将罐内的2.0升级版麻醉剂都抽取了个干净,分别滴到了剩下69只眼睛上。
等待所有眼珠子停摆期间,林霖让小鱼重新取出两瓶麻醉剂在家水诡先生的手臂处;让他重新过滤一些2.0麻醉剂,以便于一会儿放置取下来的眼珠子。
忙活完眼前的事,林霖又让小鱼取上了几滴2.0麻醉剂去做检验分析。
待所有眼珠子都停摆了,林霖便开始了今天的工作。
今天手术由林霖负责取眼珠子,南笙负责伤口的后续处理。
掀开纱布一角,林霖划开皮肤,看到的场景和预想中有些不一样。
林霖本来还以为水诡先生后背上的眼睛都是裸眼,就是只有眼珠子,其他的神经血管啥的都没有。
划开皮肤,暴露整个眼球后腔,可以看到除血管有些干瘪外,其他的神经系统一应俱全,林霖不得不为自己的谨慎感到庆幸。

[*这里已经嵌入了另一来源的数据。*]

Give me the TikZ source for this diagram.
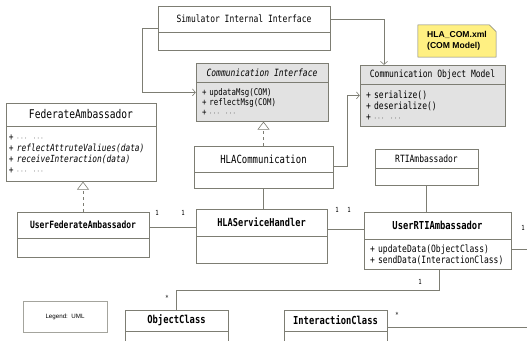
\documentclass[tikz,border=0pt]{standalone}
\usepackage{fontspec}
\setmonofont{DejaVu Sans Mono}[FakeStretch=0.8]
\setsansfont{Liberation Sans}
\usetikzlibrary{arrows.meta,positioning,backgrounds}
\definecolor{umlline}{RGB}{125,125,115}
\definecolor{umlfill}{RGB}{226,226,226}
\definecolor{notefill}{RGB}{255,240,130}
\tikzstyle{clshead}=[draw=umlline,fill=white,inner sep=0pt,font=\ttfamily\fontsize{10}{11}\selectfont]
\tikzstyle{clsbody}=[draw=umlline,fill=white,inner ysep=0pt,inner xsep=6pt,align=left,font=\ttfamily\fontsize{10}{11}\selectfont]
\tikzstyle{dep}=[draw=umlline,line width=0.6pt,-{Straight Barb[length=3pt,width=7pt]}]
\tikzstyle{realize}=[draw=umlline,line width=0.6pt,dashed,-{Triangle[open,length=8pt,width=12pt,fill=white]}]
\tikzstyle{assoc}=[draw=umlline,line width=0.6pt]
\tikzstyle{mult}=[font=\ttfamily\fontsize{7}{7}\selectfont,inner sep=0pt]
\newcommand{\dotsmore}{+ {\footnotesize$\cdots$} \ {\footnotesize$\cdots$}}

\begin{document}
\begin{tikzpicture}[x=1pt,y=-1pt]
    \clip (0,0) rectangle (527,340);
    % classes: header node, then body node below it
    \node[clshead,minimum width=172pt,minimum height=26pt] (sii) at (244,19) {Simulator Internal Interface};
    \node[clsbody,text width=160pt,minimum height=18pt,below=0pt of sii] (siib) {};

    \node[clshead,fill=umlfill,minimum width=132pt,minimum height=19pt,font=\ttfamily\itshape\fontsize{10}{11}\selectfont] (ci) at (262,72.5) {Communication Interface};
    \node[clsbody,fill=umlfill,text width=120pt,minimum height=39pt,below=0pt of ci,font=\ttfamily\fontsize{9.2}{10}\selectfont] (cib)
        {+ updataMsg(COM)\\+ reflectMsg(COM)\\\dotsmore};

    \node[clshead,fill=umlfill,minimum width=145pt,minimum height=19pt] (com) at (432.5,74.5) {Communication Object Model};
    \node[clsbody,fill=umlfill,text width=133pt,minimum height=42pt,below=0pt of com] (comb)
        {+ serialize()\\+ deserialize()\\\dotsmore};

    \node[clshead,minimum width=150pt,minimum height=23pt,font=\ttfamily\fontsize{12}{13}\selectfont] (fed) at (81,114.5) {FederateAmbassador};
    \node[clsbody,inner xsep=3pt,text width=144pt,minimum height=55pt,below=0pt of fed,font=\ttfamily\itshape\fontsize{9.8}{11}\selectfont] (fedb)
        {\dotsmore\\+ reflectAttruteValiues(data)\\+ receiveInteraction(data)\\\dotsmore};

    \node[clshead,minimum width=139pt,minimum height=26pt,font=\ttfamily\fontsize{11.2}{12}\selectfont] (hlac) at (263.5,159) {HLACommunication};
    \node[clsbody,text width=127pt,minimum height=16pt,below=0pt of hlac] (hlacb) {};

    \node[clshead,minimum width=103pt,minimum height=19pt] (rti) at (426.5,158.5) {RTIAmbassador};
    \node[clsbody,text width=91pt,minimum height=17pt,below=0pt of rti] (rtib) {};

    \node[clshead,minimum width=132pt,minimum height=26pt,font=\ttfamily\bfseries\fontsize{10}{11}\selectfont] (ufed) at (83,225) {UserFederateAmbassador};
    \node[clsbody,text width=120pt,minimum height=19pt,below=0pt of ufed] (ufedb) {};

    \node[clshead,minimum width=131pt,minimum height=27pt,font=\ttfamily\bfseries\fontsize{10.8}{12}\selectfont] (hsh) at (261.5,222.5) {HLAServiceHandler};
    \node[clsbody,text width=119pt,minimum height=27pt,below=0pt of hsh] (hshb) {};

    \node[clshead,minimum width=147pt,minimum height=27pt,font=\ttfamily\bfseries\fontsize{11}{12}\selectfont] (urti) at (437.5,225.5) {UserRTIAmbassador};
    \node[clsbody,text width=135pt,minimum height=30pt,below=0pt of urti] (urtib)
        {+ updateData(ObjectClass)\\+ sendData(InteractionClass)};

    \node[clshead,minimum width=103pt,minimum height=21pt,font=\ttfamily\bfseries\fontsize{11}{12}\selectfont] (obj) at (176.5,320.5) {ObjectClass};
    \node[clsbody,text width=91pt,minimum height=20pt,below=0pt of obj] (objb) {};

    \node[clshead,minimum width=103pt,minimum height=21pt,font=\ttfamily\bfseries\fontsize{11}{12}\selectfont] (inter) at (335.5,320.5) {InteractionClass};
    \node[clsbody,text width=91pt,minimum height=20pt,below=0pt of inter] (interb) {};

    % note and legend
    \node[minimum width=78pt,minimum height=32pt,inner xsep=4pt,align=left,font=\sffamily\bfseries\fontsize{8.6}{11}\selectfont] (note) at (457,41)
        {HLA\_COM.xml\\(COM Model)};
    \begin{pgfonlayer}{background}
        \draw[umlline,fill=notefill,line width=0.5pt] (note.south west) -- (note.north west) -- ([xshift=-7pt]note.north east)
            -- ([yshift=-7pt]note.north east) -- (note.south east) -- cycle;
    \end{pgfonlayer}
    \node[draw=umlline!70,minimum width=84pt,minimum height=31pt,font=\sffamily\fontsize{6.2}{7}\selectfont] (legend) at (65,316.5) {Legend:\ \ UML};

    % dependencies
    \draw[dep] ([yshift=-9pt]sii.west) -- ++(-16,0) |- ([yshift=9.5pt]cib.west);
    \draw[dep] (sii.east) -| ([xshift=-48.5pt]com.north);
    \draw[dep] ([yshift=-7pt]hlac.east) -- ++(14,0) |- ([yshift=10pt]comb.west);
    % realizations
    \draw[realize] (hlac.north) -- (hlac.north |- cib.south);
    \draw[realize] (ufed.north) -- (ufed.north |- fedb.south);
    % associations
    \draw[assoc] (hlacb.south) -- (hlacb.south |- hsh.north);
    \draw[assoc] (rtib.south) -- (rtib.south |- urti.north);
    \draw[assoc] ([yshift=-2pt]ufed.east) -- ([yshift=-2pt]ufed.east -| hsh.west);
    \draw[assoc] ([yshift=-3.5pt]urti.west) -- ([yshift=-3.5pt]urti.west -| hsh.east);
    \draw[assoc] ([xshift=1.5pt]urtib.south) -- ++(0,21) -| (obj.north);
    \coordinate (offA) at (530,249);
    \coordinate (offB) at (530,327);
    \draw[assoc] (urtib.east |- offA) -- (offA);
    \draw[assoc] (inter.east |- offB) -- (offB);
    % multiplicities
    \node[mult] (m1) at (157,213) {1};
    \node[mult] (m2) at (183,213) {1};
    \node[mult] (m3) at (337,210) {1};
    \node[mult] (m4) at (349,210) {1};
    \node[mult] (m5) at (523,228) {1};
    \node[mult] (m6) at (420,282) {1};
    \node[mult] (m7) at (167,298) {*};
    \node[mult] (m8) at (397,315) {*};
\end{tikzpicture}
\end{document}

因为林霖原是打算直接掏眼珠子的,因为这眼珠子都不可控性太高了,怕在术中发生其他的的不控事件,在麻醉剂和其他各方条件下只有这一种选择,就是速战速决。
但后来水诡先生提供了那么好的麻醉剂,在有了保障的情况下,林霖便选择了谨慎行事。
林霖仔细地剥离着眼球上的一根根细小的神经,高强度的工作让她的双眼布满了红血丝。
当剥离完第五十六个眼球,林霖的状态也是急转直下,在没有其他任何选择的情况下。
林霖看了一眼南笙,让他代替了自己的工作;小鱼则顺位移动到了南笙之前的位置,接替了他的工作。
南笙剥离的速度虽然没有林霖那么快,但胜在手很稳。
一开始剥离时出现了一些小瑕疵,到后面出现瑕疵的地方慢慢变少,再到最后逐渐没有了瑕疵。
虽然比不上林霖,但经过单方面的综合评估南笙已经做得非常棒了。
看着沉浸在工作中的两人,林霖发现他们每天都在进步,每天都能多替自己担起一分责任,林霖心中有着慢慢的成就感,就像是家里的孩子忽然长大了一样。

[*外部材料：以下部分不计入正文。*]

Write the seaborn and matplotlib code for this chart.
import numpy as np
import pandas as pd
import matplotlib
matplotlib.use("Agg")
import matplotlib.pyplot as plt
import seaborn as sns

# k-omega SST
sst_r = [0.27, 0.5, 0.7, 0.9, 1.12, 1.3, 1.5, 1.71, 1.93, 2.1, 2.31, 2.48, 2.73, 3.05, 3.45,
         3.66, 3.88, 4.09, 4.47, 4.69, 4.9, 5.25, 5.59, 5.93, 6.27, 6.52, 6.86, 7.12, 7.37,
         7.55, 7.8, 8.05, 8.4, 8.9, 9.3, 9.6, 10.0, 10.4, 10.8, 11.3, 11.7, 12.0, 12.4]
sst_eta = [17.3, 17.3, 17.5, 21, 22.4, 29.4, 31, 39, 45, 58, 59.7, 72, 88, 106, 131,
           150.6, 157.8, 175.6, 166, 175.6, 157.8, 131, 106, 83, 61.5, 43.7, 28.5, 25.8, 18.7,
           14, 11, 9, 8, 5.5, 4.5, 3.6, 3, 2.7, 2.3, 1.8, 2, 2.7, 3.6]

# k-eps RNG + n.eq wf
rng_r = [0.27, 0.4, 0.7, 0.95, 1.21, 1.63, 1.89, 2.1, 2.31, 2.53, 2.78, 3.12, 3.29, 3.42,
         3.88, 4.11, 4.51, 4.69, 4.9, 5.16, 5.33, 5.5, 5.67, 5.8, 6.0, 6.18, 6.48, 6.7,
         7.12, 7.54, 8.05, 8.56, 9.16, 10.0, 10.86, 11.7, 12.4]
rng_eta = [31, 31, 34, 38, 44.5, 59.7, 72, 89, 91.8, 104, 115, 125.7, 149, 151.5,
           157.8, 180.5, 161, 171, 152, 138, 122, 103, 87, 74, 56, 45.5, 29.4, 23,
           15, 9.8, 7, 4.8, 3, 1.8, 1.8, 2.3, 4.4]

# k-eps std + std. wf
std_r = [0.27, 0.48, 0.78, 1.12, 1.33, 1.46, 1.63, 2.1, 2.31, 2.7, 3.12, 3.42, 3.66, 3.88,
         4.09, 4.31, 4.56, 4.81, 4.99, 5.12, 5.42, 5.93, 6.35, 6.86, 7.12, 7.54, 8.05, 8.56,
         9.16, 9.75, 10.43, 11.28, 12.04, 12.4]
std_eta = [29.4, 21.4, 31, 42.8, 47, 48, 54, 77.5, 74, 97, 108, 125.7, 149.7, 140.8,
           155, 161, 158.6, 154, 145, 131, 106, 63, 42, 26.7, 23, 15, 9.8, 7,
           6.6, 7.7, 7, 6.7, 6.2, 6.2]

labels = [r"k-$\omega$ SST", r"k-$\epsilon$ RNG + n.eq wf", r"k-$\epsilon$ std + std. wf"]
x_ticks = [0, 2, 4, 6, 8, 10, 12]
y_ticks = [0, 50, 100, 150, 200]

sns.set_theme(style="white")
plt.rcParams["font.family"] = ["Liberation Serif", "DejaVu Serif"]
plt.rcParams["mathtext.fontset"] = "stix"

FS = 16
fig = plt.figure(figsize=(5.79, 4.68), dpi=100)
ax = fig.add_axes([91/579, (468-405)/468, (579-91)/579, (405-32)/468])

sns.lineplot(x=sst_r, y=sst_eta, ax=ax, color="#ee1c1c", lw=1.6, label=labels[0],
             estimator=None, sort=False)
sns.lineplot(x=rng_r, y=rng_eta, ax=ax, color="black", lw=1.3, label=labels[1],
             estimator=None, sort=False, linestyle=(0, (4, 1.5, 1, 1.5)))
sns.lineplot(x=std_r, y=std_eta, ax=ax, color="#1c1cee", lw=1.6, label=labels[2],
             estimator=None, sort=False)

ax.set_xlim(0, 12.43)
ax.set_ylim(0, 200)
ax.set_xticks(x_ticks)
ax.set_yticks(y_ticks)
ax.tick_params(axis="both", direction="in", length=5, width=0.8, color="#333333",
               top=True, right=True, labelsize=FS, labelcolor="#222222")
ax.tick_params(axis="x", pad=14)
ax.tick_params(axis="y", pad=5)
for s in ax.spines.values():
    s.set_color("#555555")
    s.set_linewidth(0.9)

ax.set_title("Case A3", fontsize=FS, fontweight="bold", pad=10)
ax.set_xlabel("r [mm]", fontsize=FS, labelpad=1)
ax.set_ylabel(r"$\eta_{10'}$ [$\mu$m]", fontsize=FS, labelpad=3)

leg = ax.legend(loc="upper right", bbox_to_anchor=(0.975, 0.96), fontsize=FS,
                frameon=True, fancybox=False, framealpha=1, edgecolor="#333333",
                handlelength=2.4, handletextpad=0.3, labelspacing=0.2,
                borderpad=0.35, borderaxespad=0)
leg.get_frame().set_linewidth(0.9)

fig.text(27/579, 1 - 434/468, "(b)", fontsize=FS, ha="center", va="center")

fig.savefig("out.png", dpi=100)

被剥离的眼球一个个的被扔进了玻璃罐中,装满了眼珠子的玻璃罐看起来就像是恐怖片里的必备道具。
水诡先生背上的眼珠子倒是全部处理完了,但是水诡先生的背上现在全是一些镊子,大大小小,各种各样的镊子。
由于水诡先生的特殊身体构造,普通的缝合对他并没有什么作用,只能通过镊子将伤口夹住,然后再伤口上涂抹愈合剂以此达到治疗伤口的效果。
因为诡异先生的伤口多,用量大,又没有钱;所以不得不选择最便宜的的愈合剂,对伤口进行治疗。
但林霖看在水诡先生的过滤功能如此强悍的情况下,忍痛割舍了两瓶c级愈合剂,用于水诡先生背部的伤口治疗中。
但即便是使用完了c级愈合剂,水诡先生还是在床上趴了足足两个小时,才取下了所有固定伤口的齿镊下床活动。
长时间保持一个姿势,让他下床时的动作都显得有些趔趄。
对于手术期间长时间保持一个姿势,用水诡先生的话来吐槽就是:“水都趴出了形态,挺平的。”